* **DATA EXCERPT**
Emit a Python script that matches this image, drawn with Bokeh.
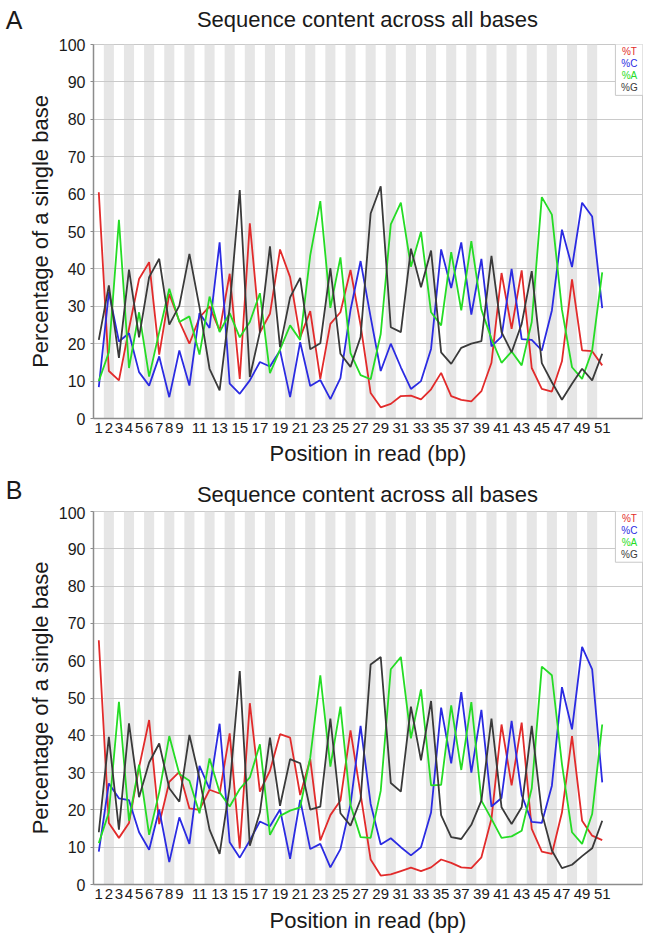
from bokeh.plotting import figure
from bokeh.layouts import column
from bokeh.models import FixedTicker, Range1d, ColumnDataSource
from bokeh.core.properties import value
from bokeh.embed import file_html
from bokeh.resources import INLINE

positions = list(range(1, 52))
x_tick_positions = list(range(1, 10)) + list(range(11, 52, 2))
y_ticks = list(range(0, 101, 10))
stripe_positions = list(range(2, 51, 2))
bases = ["%T", "%C", "%A", "%G"]
base_colors = ["#e22b2b", "#2b2be2", "#25dc25", "#3a3a3a"]
legend_y = [98.1, 94.9, 91.7, 88.5]

# Panel A
a_T = [60.5, 12.7, 10.2, 24.0, 37.3, 41.8, 17.1, 33.3, 26.0, 20.0,
       27.0, 30.0, 23.5, 38.7, 10.6, 52.2, 23.0, 28.0, 45.2, 37.8,
       21.7, 28.7, 10.6, 25.3, 28.4, 39.7, 25.0, 6.8, 3.0, 3.9,
       6.0, 6.1, 5.1, 7.8, 12.2, 6.0, 5.0, 4.6, 7.3, 14.9,
       38.9, 24.0, 39.6, 13.5, 7.9, 7.2, 15.3, 37.2, 18.2, 18.0, 14.2]
a_C = [8.4, 33.8, 20.6, 22.8, 12.4, 8.8, 16.6, 5.7, 18.2, 8.8,
       28.2, 24.2, 47.1, 9.3, 6.6, 10.2, 15.1, 13.9, 18.2, 5.7,
       20.4, 8.7, 10.3, 5.2, 10.8, 29.0, 42.1, 27.1, 12.7, 20.0,
       13.7, 7.9, 10.0, 18.6, 45.2, 34.9, 47.1, 27.8, 42.7, 19.3,
       21.9, 40.0, 21.2, 21.0, 18.2, 28.9, 50.5, 40.5, 57.7, 54.0, 29.5]
a_A = [10.0, 17.7, 53.1, 13.5, 28.4, 11.2, 23.1, 34.7, 25.8, 27.3,
       17.1, 32.6, 23.1, 28.2, 21.7, 25.8, 33.5, 12.1, 18.4, 24.9,
       21.0, 43.6, 58.1, 29.6, 43.1, 17.5, 11.6, 10.5, 22.6, 51.9,
       57.7, 40.6, 49.9, 28.4, 24.9, 44.5, 28.9, 47.4, 29.1, 21.3,
       14.9, 17.9, 14.2, 25.8, 59.2, 54.5, 29.1, 13.7, 10.6, 18.2, 39.1]
a_G = [21.0, 35.6, 16.2, 39.8, 21.7, 37.8, 42.7, 25.1, 30.2, 44.0,
       29.8, 13.3, 7.5, 29.8, 61.1, 11.1, 23.1, 46.0, 19.1, 32.4,
       37.6, 18.5, 20.1, 40.2, 17.3, 13.8, 21.8, 54.8, 62.1, 24.4,
       23.1, 45.4, 35.1, 44.9, 17.7, 14.6, 18.9, 20.0, 20.7, 43.5,
       23.1, 17.7, 25.3, 39.4, 14.8, 9.7, 5.0, 9.3, 13.3, 10.2, 17.3]

# Panel B
b_T = [65.5, 16.5, 12.5, 16.5, 31.4, 44.1, 16.2, 27.5, 30.2, 20.4,
       20.0, 25.4, 24.4, 40.5, 9.7, 48.6, 24.9, 30.5, 40.3, 39.4,
       24.0, 33.6, 11.8, 18.6, 22.5, 41.3, 24.2, 6.7, 2.4, 2.7,
       3.6, 4.5, 3.6, 4.6, 6.7, 5.8, 4.6, 4.4, 7.3, 17.6,
       42.9, 26.6, 43.4, 14.9, 8.8, 8.2, 19.3, 39.8, 17.1, 13.1, 11.9]
b_C = [8.8, 27.1, 23.1, 22.6, 14.0, 9.3, 20.1, 6.0, 18.0, 10.9,
       31.8, 25.6, 43.1, 11.3, 7.2, 11.8, 16.9, 15.6, 20.1, 6.9,
       22.7, 9.5, 10.9, 4.6, 9.5, 21.5, 42.5, 21.6, 10.7, 12.4,
       10.0, 7.8, 10.0, 19.3, 47.4, 32.5, 51.6, 30.0, 46.8, 20.9,
       23.2, 43.9, 24.0, 16.8, 16.5, 26.5, 52.9, 41.6, 63.7, 57.7, 27.4]
b_A = [11.1, 19.3, 49.0, 17.1, 32.1, 13.3, 24.7, 39.8, 29.6, 27.8,
       19.1, 33.8, 24.7, 20.9, 25.6, 28.7, 37.6, 13.3, 18.4, 19.8,
       20.7, 34.0, 56.1, 31.6, 47.7, 21.3, 12.7, 12.5, 25.1, 57.7,
       61.0, 39.2, 52.3, 26.6, 26.7, 48.0, 30.7, 48.9, 22.5, 17.6,
       12.5, 12.9, 14.4, 25.8, 58.4, 56.1, 32.3, 14.0, 10.9, 18.9, 42.9]
b_G = [14.0, 39.6, 14.7, 43.2, 23.4, 32.7, 37.8, 25.8, 22.2, 40.1,
       28.4, 14.7, 8.2, 26.2, 57.2, 10.4, 19.3, 39.4, 21.1, 33.6,
       32.5, 20.1, 20.9, 44.5, 19.1, 15.8, 22.8, 59.0, 61.0, 27.2,
       24.9, 47.7, 33.3, 49.2, 18.6, 12.7, 12.2, 16.0, 22.5, 44.5,
       20.7, 16.2, 20.7, 42.5, 19.2, 9.1, 4.4, 5.3, 7.6, 9.7, 17.1]

TITLE = "Sequence content across all bases"
XTITLE = "Position in read (bp)"
YTITLE = "Percentage of a single base"
FONT = "Liberation Sans"
TXT = "#1a1a1a"
W = 649
LEFT = 93
RIGHT = 7


def header(top_px, bottom_px, letter, letter_y, title_y):
    """Strip holding the panel letter (as a left tick label) and the title."""
    h = bottom_px - top_px
    s = figure(width=W, height=h, output_backend="svg", toolbar_location=None,
               x_range=Range1d(LEFT, W - RIGHT), y_range=Range1d(bottom_px, top_px),
               x_axis_location=None, y_axis_location="left",
               min_border_left=LEFT, min_border_right=RIGHT, min_border_top=0,
               min_border_bottom=0, outline_line_color=None)
    s.grid.visible = False
    ax = s.yaxis[0]
    ax.ticker = FixedTicker(ticks=[letter_y])
    ax.major_label_overrides = {letter_y: letter}
    ax.axis_line_color = None
    ax.major_tick_line_color = None
    ax.minor_tick_line_color = None
    ax.major_label_standoff = 65
    ax.major_label_text_font = FONT
    ax.major_label_text_font_size = "25px"
    ax.major_label_text_color = TXT
    s.text(x=[367], y=[title_y], text=[TITLE], text_align="center", text_baseline="middle",
           text_font=value(FONT), text_font_size="22px", text_color=TXT)
    return s


def panel(series, height, top, bottom, xstand):
    p = figure(width=W, height=height, output_backend="svg", toolbar_location=None,
               title=None, x_range=Range1d(0.474, 55.0), y_range=Range1d(0, 100),
               min_border_left=LEFT, min_border_right=RIGHT, min_border_top=top,
               min_border_bottom=bottom)
    p.xgrid.visible = False
    p.ygrid.visible = False
    p.outline_line_color = "#c8c8c8"

    p.quad(left=[s - 0.5 for s in stripe_positions], right=[s + 0.5 for s in stripe_positions],
           bottom=0, top=100, fill_color="#e6e6e6", line_color=None)
    p.hspan(y=y_ticks[1:-1], line_color="#cacaca", line_width=1)

    for vals, col in zip(series, base_colors):
        p.line(positions, vals, line_color=col, line_width=1.8)

    p.quad(left=[52.31], right=[56], bottom=[86.4], top=[101], fill_color="white",
           line_color="#c8c8c8", line_width=1)
    src = ColumnDataSource(dict(x=[53.7] * 4, y=legend_y, t=bases, c=base_colors))
    p.text(x="x", y="y", text="t", text_color="c", source=src, text_align="center",
           text_baseline="middle", text_font=value(FONT), text_font_size="10px")

    p.yaxis.ticker = FixedTicker(ticks=y_ticks)
    p.xaxis.ticker = FixedTicker(ticks=x_tick_positions)
    for ax in (p.xaxis, p.yaxis):
        ax.axis_line_color = "#8c8c8c"
        ax.axis_line_width = 1.5
        ax.major_tick_in = 0
        ax.minor_tick_in = 0
        ax.minor_tick_out = 0
        ax.major_label_text_font = FONT
        ax.major_label_text_color = TXT
        ax.major_tick_line_color = "#8c8c8c"
        ax.axis_label_text_font = FONT
        ax.axis_label_text_font_size = "22px"
        ax.axis_label_text_font_style = "normal"
        ax.axis_label_text_color = TXT
    p.xaxis.major_tick_out = 0
    p.xaxis.major_label_standoff = 4
    p.xaxis.major_label_text_font_size = "15px"
    p.xaxis.axis_label = XTITLE
    p.xaxis.axis_label_standoff = xstand
    p.yaxis.major_tick_out = 3
    p.yaxis.major_label_standoff = 5
    p.yaxis.major_label_text_font_size = "16px"
    p.yaxis.axis_label = YTITLE
    p.yaxis.axis_label_standoff = 3
    return p


head_a = header(0, 36, "A", 19, 19)
fig_a = panel([a_T, a_C, a_A, a_G], 434, 8, 52, 5)
head_b = header(470, 506, "B", 495, 493.5)
fig_b = panel([b_T, b_C, b_A, b_G], 429, 5, 50, 6)

layout = column(head_a, fig_a, head_b, fig_b, spacing=0)
open("out.html", "w").write(file_html(layout, INLINE))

* **SHORT TASK**
Exactly restate the lines from the beginning of the data through the line with "23.1, 17.7, 25.3, 39.4, 14.8, 9.7, 5.0, 9.3, 13.3, 10.2, 17.3]", and no others, keeping pictures out.

* **FINAL ANSWER**
Emit a Python script that matches this image, drawn with Bokeh.
from bokeh.plotting import figure
from bokeh.layouts import column
from bokeh.models import FixedTicker, Range1d, ColumnDataSource
from bokeh.core.properties import value
from bokeh.embed import file_html
from bokeh.resources import INLINE

positions = list(range(1, 52))
x_tick_positions = list(range(1, 10)) + list(range(11, 52, 2))
y_ticks = list(range(0, 101, 10))
stripe_positions = list(range(2, 51, 2))
bases = ["%T", "%C", "%A", "%G"]
base_colors = ["#e22b2b", "#2b2be2", "#25dc25", "#3a3a3a"]
legend_y = [98.1, 94.9, 91.7, 88.5]

# Panel A
a_T = [60.5, 12.7, 10.2, 24.0, 37.3, 41.8, 17.1, 33.3, 26.0, 20.0,
       27.0, 30.0, 23.5, 38.7, 10.6, 52.2, 23.0, 28.0, 45.2, 37.8,
       21.7, 28.7, 10.6, 25.3, 28.4, 39.7, 25.0, 6.8, 3.0, 3.9,
       6.0, 6.1, 5.1, 7.8, 12.2, 6.0, 5.0, 4.6, 7.3, 14.9,
       38.9, 24.0, 39.6, 13.5, 7.9, 7.2, 15.3, 37.2, 18.2, 18.0, 14.2]
a_C = [8.4, 33.8, 20.6, 22.8, 12.4, 8.8, 16.6, 5.7, 18.2, 8.8,
       28.2, 24.2, 47.1, 9.3, 6.6, 10.2, 15.1, 13.9, 18.2, 5.7,
       20.4, 8.7, 10.3, 5.2, 10.8, 29.0, 42.1, 27.1, 12.7, 20.0,
       13.7, 7.9, 10.0, 18.6, 45.2, 34.9, 47.1, 27.8, 42.7, 19.3,
       21.9, 40.0, 21.2, 21.0, 18.2, 28.9, 50.5, 40.5, 57.7, 54.0, 29.5]
a_A = [10.0, 17.7, 53.1, 13.5, 28.4, 11.2, 23.1, 34.7, 25.8, 27.3,
       17.1, 32.6, 23.1, 28.2, 21.7, 25.8, 33.5, 12.1, 18.4, 24.9,
       21.0, 43.6, 58.1, 29.6, 43.1, 17.5, 11.6, 10.5, 22.6, 51.9,
       57.7, 40.6, 49.9, 28.4, 24.9, 44.5, 28.9, 47.4, 29.1, 21.3,
       14.9, 17.9, 14.2, 25.8, 59.2, 54.5, 29.1, 13.7, 10.6, 18.2, 39.1]
a_G = [21.0, 35.6, 16.2, 39.8, 21.7, 37.8, 42.7, 25.1, 30.2, 44.0,
       29.8, 13.3, 7.5, 29.8, 61.1, 11.1, 23.1, 46.0, 19.1, 32.4,
       37.6, 18.5, 20.1, 40.2, 17.3, 13.8, 21.8, 54.8, 62.1, 24.4,
       23.1, 45.4, 35.1, 44.9, 17.7, 14.6, 18.9, 20.0, 20.7, 43.5,
       23.1, 17.7, 25.3, 39.4, 14.8, 9.7, 5.0, 9.3, 13.3, 10.2, 17.3]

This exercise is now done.